▸ The task: Return the listing below unchanged, minus its pictures.

◇ ◇ ◇ ◇ ◇ ◇ ◇

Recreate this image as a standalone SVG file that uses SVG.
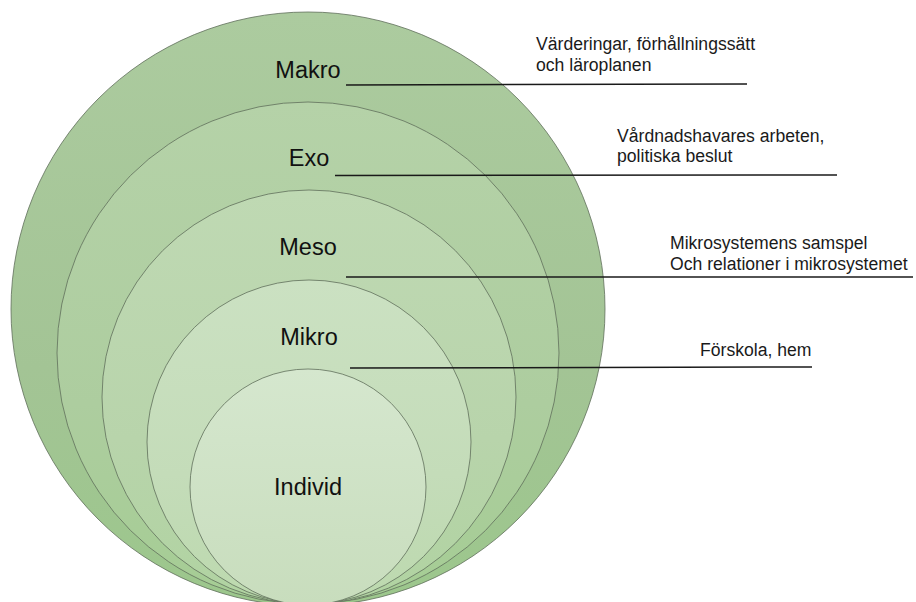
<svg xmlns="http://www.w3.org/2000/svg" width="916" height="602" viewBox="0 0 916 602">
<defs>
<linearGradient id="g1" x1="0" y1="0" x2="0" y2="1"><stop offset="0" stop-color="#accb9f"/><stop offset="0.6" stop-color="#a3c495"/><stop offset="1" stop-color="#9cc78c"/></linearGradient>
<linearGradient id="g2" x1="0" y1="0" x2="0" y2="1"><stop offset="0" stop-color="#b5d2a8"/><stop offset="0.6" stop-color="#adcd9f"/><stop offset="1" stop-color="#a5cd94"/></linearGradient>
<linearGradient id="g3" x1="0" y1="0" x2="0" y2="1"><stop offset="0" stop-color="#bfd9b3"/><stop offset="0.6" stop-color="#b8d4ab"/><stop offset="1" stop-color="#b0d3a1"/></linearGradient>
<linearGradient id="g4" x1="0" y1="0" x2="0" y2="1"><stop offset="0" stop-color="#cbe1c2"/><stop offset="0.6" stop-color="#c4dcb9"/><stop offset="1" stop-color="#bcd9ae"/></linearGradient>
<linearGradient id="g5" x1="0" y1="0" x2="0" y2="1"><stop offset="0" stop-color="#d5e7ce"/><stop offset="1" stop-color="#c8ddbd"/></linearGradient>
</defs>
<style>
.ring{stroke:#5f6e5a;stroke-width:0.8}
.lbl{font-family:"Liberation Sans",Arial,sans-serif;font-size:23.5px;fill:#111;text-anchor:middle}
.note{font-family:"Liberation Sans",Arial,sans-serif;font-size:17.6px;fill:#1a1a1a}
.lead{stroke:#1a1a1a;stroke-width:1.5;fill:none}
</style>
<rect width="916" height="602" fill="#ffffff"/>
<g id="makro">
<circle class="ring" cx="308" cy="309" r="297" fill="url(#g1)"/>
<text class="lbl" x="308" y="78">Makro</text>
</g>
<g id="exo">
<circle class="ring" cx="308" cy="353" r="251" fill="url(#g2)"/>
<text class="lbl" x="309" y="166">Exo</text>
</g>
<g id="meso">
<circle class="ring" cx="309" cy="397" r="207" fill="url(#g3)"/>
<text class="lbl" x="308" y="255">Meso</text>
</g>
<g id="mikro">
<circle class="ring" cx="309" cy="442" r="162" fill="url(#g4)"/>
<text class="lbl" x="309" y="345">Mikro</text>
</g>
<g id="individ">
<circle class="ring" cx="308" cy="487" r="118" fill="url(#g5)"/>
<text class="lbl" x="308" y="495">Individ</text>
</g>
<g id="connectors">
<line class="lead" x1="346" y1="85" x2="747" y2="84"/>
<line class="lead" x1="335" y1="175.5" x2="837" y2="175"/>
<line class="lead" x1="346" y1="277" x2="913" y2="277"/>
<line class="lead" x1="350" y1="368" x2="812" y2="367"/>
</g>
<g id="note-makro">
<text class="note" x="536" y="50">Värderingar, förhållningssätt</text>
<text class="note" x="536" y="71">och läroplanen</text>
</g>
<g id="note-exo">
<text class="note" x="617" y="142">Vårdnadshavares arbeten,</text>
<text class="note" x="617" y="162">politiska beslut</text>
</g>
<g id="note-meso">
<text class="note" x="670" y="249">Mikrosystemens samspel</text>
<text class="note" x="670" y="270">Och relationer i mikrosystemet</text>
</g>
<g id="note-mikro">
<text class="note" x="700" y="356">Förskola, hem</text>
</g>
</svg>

◇ ◇ ◇ ◇ ◇ ◇ ◇

▸ Complete output:
Recreate this image as a standalone SVG file that uses SVG.
<svg xmlns="http://www.w3.org/2000/svg" width="916" height="602" viewBox="0 0 916 602">
<defs>
<linearGradient id="g1" x1="0" y1="0" x2="0" y2="1"><stop offset="0" stop-color="#accb9f"/><stop offset="0.6" stop-color="#a3c495"/><stop offset="1" stop-color="#9cc78c"/></linearGradient>
<linearGradient id="g2" x1="0" y1="0" x2="0" y2="1"><stop offset="0" stop-color="#b5d2a8"/><stop offset="0.6" stop-color="#adcd9f"/><stop offset="1" stop-color="#a5cd94"/></linearGradient>
<linearGradient id="g3" x1="0" y1="0" x2="0" y2="1"><stop offset="0" stop-color="#bfd9b3"/><stop offset="0.6" stop-color="#b8d4ab"/><stop offset="1" stop-color="#b0d3a1"/></linearGradient>
<linearGradient id="g4" x1="0" y1="0" x2="0" y2="1"><stop offset="0" stop-color="#cbe1c2"/><stop offset="0.6" stop-color="#c4dcb9"/><stop offset="1" stop-color="#bcd9ae"/></linearGradient>
<linearGradient id="g5" x1="0" y1="0" x2="0" y2="1"><stop offset="0" stop-color="#d5e7ce"/><stop offset="1" stop-color="#c8ddbd"/></linearGradient>
</defs>
<style>
.ring{stroke:#5f6e5a;stroke-width:0.8}
.lbl{font-family:"Liberation Sans",Arial,sans-serif;font-size:23.5px;fill:#111;text-anchor:middle}
.note{font-family:"Liberation Sans",Arial,sans-serif;font-size:17.6px;fill:#1a1a1a}
.lead{stroke:#1a1a1a;stroke-width:1.5;fill:none}
</style>
<rect width="916" height="602" fill="#ffffff"/>
<g id="makro">
<circle class="ring" cx="308" cy="309" r="297" fill="url(#g1)"/>
<text class="lbl" x="308" y="78">Makro</text>
</g>
<g id="exo">
<circle class="ring" cx="308" cy="353" r="251" fill="url(#g2)"/>
<text class="lbl" x="309" y="166">Exo</text>
</g>
<g id="meso">
<circle class="ring" cx="309" cy="397" r="207" fill="url(#g3)"/>
<text class="lbl" x="308" y="255">Meso</text>
</g>
<g id="mikro">
<circle class="ring" cx="309" cy="442" r="162" fill="url(#g4)"/>
<text class="lbl" x="309" y="345">Mikro</text>
</g>
<g id="individ">
<circle class="ring" cx="308" cy="487" r="118" fill="url(#g5)"/>
<text class="lbl" x="308" y="495">Individ</text>
</g>
<g id="connectors">
<line class="lead" x1="346" y1="85" x2="747" y2="84"/>
<line class="lead" x1="335" y1="175.5" x2="837" y2="175"/>
<line class="lead" x1="346" y1="277" x2="913" y2="277"/>
<line class="lead" x1="350" y1="368" x2="812" y2="367"/>
</g>
<g id="note-makro">
<text class="note" x="536" y="50">Värderingar, förhållningssätt</text>
<text class="note" x="536" y="71">och läroplanen</text>
</g>
<g id="note-exo">
<text class="note" x="617" y="142">Vårdnadshavares arbeten,</text>
<text class="note" x="617" y="162">politiska beslut</text>
</g>
<g id="note-meso">
<text class="note" x="670" y="249">Mikrosystemens samspel</text>
<text class="note" x="670" y="270">Och relationer i mikrosystemet</text>
</g>
<g id="note-mikro">
<text class="note" x="700" y="356">Förskola, hem</text>
</g>
</svg>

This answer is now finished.